To begin with, of course, they stopped calling Britain the “mother country.” They used emotive language, calling Britain “the rotten island” that was out to pillage America and steal its wealth, rape its women and turn its children into slaves. In fact, the propagandists in the mid-eighteenth century used the term “slavery” again and again to great effect. The idea was to instill in the American citizens — many of whom right up to the end, even after Lexington and Concord, regarded themselves as loyal British citizens — a love of liberty and a hatred of England. They insisted that Great Britain would “overwhelm the virtue of the people” of America. As John Miller tells us in his remarkable study of the period (Origins of the American Revolution),

“the America of 1775 was made to appear tied to a bankrupt, rotting state that sought to keep itself alive by sucking the strength from its colonies.” Further, “every shilling squeezed from the colonies, Americans were told, went to ‘tyrants and debauchees‘ and was spent on vices that would have made Nero blush.”

Note the clever use of exaggeration and bombast: arouse the emotions of the listener or reader and generate a hatred of the desired object, Britain. And keep stressing Britain’s desire to tax Americans, to reduce Americans to slavery. Sound familiar?
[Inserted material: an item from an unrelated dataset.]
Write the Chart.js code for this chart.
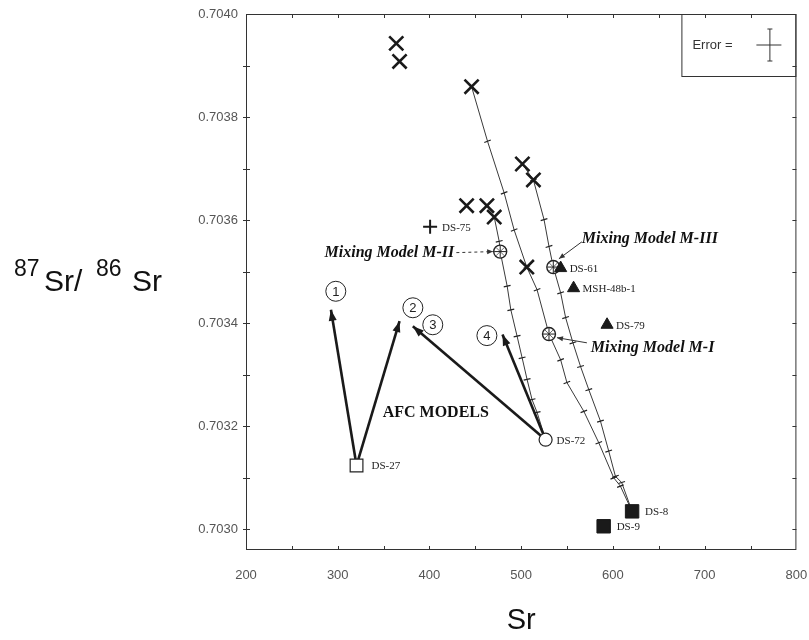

It worked, of course, as millions of Americans in a very brief period were persuaded to go to war against the most powerful nation on earth — a nation that had only yesterday been a trusted ally of the colonists and their protector against a hostile world, expelling the French from the continent not many years prior. It is indeed food for thought. With Thomas Paine’s Common Sense in the lead the rebels were not the only effective propagandists the world has ever known but they did perform an amazing turnaround in a very short time. And it was done without radio or TV. Truly remarkable.

We need to think about this at this time because there are unscrupulous people who are busy marketing their politicians like boxes of cereal and they desperately want to sell them to us without letting us know what the ingredients are. And the underlying rule is: the end justifies the means. It matters not if what we say is true, we shall repeat it often enough that people will come to believe it in the end. If it turns out later to be false, it will be too late: strike quickly and often and repeat the message until it is no longer questioned. The last thing the propagandist wants is for the listener, viewer, or reader to think about what is said. Logic and reasoning have no place at the table of the propagandist: it’s all about persuasion at any cost. Be on your guard! It’s out there and it’s out to get your vote!